- Tom Hacohen
Github was down again today. This is following multiple such incidents from the last few weeks alone. From the short update they have posted a few days ago, it looks like their webhooks system is at least partially to blame.
Downtime can happen to anyone, especially at Github's scale. We send our greatest sympathies to the Github team and hope they find a lasting solution for this. Both as fellow developers, and as (otherwise) happy customers.
What is going on?
Github has been down multiple times in the last few weeks. Every day was a bit different in terms of affected systems, but all (most?) of them have taken turns being down, including Github Actions, API requests, Codespaces, Git operations, issues, and webhooks. As of this moment, they have yet to share an official post-mortem. However, from what they have shared so far, it looks like they are suffering from high loads due to some usage patterns. Their current mitigation is to throttle their webhooks, which indicates that their webhook system is causing a significant load on their system.
Webhooks are used extensively by Github customers. The most common use-case is PR bots. These include external checks being run when a PR is updated, deployment to preview environments (e.g. with Vercel), chat integrations (e.g. Slack), and syncing other ticketing systems (e.g. Jira, Linear, or Kitemaker), among others.
With this in mind, it's no surprise that webhooks are causing significant loads. They are causing loads because everyone uses them. Github customers have built workflows on top of Github and use Github to drive other processes, which is exactly what you aim for when building a service.
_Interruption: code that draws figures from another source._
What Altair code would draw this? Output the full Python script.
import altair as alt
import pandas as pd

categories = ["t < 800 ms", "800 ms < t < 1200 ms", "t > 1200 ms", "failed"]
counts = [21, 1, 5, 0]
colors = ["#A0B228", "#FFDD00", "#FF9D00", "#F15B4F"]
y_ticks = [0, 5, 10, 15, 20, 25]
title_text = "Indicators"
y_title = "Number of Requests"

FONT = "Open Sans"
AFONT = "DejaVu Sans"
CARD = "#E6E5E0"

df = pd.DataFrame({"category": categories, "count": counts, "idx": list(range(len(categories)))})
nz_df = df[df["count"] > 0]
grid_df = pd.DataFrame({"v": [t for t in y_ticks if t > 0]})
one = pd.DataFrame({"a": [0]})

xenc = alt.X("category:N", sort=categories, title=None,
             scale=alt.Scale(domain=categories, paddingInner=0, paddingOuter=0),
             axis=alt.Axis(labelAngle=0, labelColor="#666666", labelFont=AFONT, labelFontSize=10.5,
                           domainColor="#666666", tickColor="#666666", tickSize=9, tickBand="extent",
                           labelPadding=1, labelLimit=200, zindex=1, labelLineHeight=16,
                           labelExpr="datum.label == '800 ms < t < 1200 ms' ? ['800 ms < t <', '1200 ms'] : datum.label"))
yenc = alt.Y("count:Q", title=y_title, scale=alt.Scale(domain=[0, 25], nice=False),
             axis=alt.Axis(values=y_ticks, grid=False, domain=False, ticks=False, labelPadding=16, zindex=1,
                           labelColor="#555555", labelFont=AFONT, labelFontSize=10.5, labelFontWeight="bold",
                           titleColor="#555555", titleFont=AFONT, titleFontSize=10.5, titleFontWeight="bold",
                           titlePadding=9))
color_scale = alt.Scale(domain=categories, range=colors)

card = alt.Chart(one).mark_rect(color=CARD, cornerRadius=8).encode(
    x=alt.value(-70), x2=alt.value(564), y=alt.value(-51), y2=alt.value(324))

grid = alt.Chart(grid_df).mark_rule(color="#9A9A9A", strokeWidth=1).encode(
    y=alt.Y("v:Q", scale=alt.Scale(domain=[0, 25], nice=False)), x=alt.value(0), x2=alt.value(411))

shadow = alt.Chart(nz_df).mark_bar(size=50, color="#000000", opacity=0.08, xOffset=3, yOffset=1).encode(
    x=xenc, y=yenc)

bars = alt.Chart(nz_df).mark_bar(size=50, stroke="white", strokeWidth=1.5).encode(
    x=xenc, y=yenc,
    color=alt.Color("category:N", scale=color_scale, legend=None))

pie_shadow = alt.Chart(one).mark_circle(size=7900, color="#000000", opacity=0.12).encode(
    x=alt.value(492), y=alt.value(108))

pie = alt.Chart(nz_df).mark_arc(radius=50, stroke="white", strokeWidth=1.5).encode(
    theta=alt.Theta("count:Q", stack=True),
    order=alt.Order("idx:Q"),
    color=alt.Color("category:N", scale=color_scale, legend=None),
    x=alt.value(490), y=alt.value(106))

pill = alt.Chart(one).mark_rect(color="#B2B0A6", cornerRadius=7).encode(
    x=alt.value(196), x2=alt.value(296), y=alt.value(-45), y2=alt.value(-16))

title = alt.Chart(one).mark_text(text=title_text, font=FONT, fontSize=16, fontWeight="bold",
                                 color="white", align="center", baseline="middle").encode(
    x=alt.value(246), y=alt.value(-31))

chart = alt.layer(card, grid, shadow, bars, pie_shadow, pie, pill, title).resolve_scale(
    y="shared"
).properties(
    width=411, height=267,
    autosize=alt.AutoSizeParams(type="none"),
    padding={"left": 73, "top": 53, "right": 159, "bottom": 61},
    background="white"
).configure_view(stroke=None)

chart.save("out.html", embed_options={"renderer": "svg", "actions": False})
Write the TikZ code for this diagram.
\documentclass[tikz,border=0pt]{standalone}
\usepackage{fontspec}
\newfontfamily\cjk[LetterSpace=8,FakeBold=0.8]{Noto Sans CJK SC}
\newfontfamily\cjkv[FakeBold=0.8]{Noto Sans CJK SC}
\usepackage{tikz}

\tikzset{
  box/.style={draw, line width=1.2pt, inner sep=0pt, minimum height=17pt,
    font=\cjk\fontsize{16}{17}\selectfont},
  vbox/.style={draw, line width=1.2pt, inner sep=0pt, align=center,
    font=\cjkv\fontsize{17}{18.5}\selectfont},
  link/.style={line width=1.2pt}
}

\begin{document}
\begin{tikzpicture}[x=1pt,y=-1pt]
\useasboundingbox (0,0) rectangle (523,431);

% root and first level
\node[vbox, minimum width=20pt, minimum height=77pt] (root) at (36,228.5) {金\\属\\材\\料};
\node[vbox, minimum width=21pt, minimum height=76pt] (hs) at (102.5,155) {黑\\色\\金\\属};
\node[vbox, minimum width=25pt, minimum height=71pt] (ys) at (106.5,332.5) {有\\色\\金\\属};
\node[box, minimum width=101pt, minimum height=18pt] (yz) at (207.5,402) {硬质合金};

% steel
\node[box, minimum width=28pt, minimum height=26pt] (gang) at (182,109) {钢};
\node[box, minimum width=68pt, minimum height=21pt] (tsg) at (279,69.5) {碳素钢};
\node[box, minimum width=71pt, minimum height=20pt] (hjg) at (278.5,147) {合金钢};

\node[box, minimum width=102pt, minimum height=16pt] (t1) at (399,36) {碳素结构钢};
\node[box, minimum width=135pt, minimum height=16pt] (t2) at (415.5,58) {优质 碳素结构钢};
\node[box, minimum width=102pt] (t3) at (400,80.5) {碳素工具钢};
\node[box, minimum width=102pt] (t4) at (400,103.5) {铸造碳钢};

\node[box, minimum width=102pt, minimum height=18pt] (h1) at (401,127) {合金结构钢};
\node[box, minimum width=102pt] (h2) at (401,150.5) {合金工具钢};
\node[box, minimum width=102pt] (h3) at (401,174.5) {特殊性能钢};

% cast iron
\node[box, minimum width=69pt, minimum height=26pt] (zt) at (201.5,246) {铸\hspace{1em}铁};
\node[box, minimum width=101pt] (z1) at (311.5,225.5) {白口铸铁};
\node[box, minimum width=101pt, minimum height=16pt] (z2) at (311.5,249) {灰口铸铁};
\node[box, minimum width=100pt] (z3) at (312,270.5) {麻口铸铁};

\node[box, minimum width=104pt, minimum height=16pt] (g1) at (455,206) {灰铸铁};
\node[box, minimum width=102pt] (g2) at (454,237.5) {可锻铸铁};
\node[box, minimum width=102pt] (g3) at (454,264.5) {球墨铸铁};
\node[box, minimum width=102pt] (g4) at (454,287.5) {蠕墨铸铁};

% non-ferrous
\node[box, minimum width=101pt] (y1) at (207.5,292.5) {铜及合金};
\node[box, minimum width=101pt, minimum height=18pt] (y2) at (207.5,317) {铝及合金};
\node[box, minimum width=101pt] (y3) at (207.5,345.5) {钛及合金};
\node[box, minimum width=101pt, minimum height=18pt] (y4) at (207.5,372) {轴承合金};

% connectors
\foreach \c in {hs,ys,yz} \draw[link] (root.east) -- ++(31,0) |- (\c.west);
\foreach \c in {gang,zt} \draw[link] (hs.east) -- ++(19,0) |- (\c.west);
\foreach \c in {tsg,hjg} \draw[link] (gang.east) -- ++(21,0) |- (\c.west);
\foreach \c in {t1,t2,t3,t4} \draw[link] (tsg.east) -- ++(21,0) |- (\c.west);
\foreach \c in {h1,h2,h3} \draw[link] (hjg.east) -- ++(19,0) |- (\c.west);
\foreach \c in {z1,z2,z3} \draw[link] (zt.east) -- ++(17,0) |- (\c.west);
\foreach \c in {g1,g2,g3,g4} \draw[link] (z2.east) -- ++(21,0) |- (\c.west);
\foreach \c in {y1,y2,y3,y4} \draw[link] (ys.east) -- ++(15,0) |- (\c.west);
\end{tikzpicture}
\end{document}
Lessons learned for other webhooks system
The above issue is made even worse because the Github's webhooks system is fairly primitive. They provide no visibility into the webhooks being sent (or failed!), and they don't do retries. This means that a missing webhook with Github is a webhook lost forever.
If Github is facing such reliability issues and loads with their primitive webhooks implementation, what will happen with more feature-full systems that also implement retries and observability?
This is definitely a concern and something one should keep in mind when building their webhook system. The solution though is not to make your webhooks worse (see the mayhem the lack of retries causes with Github), but rather to make them more resilient.
I'm not usually an advocate for microservices (not against them either!), but sometimes it makes sense to keep a logically separate system separate. Webhooks are essentially a notification dispatcher, so they can definitely live on their own. This way they can both scale independently of the main system, but also not bring the whole thing down under significant loads.
My experience with webhooks is what led me to start the Svix webhooks service (and open source project). I've been exposed to the issues some of the world's top companies experienced with webhooks, and figured we could just make it into a robust service. The same way SendGrid does for email, and Twilio for SMS.
Whether you're building your own in-house webhooks service, or using Svix, make sure that your webhooks are secure, robust, and implement retries. Webhooks are too important to be anything less than great.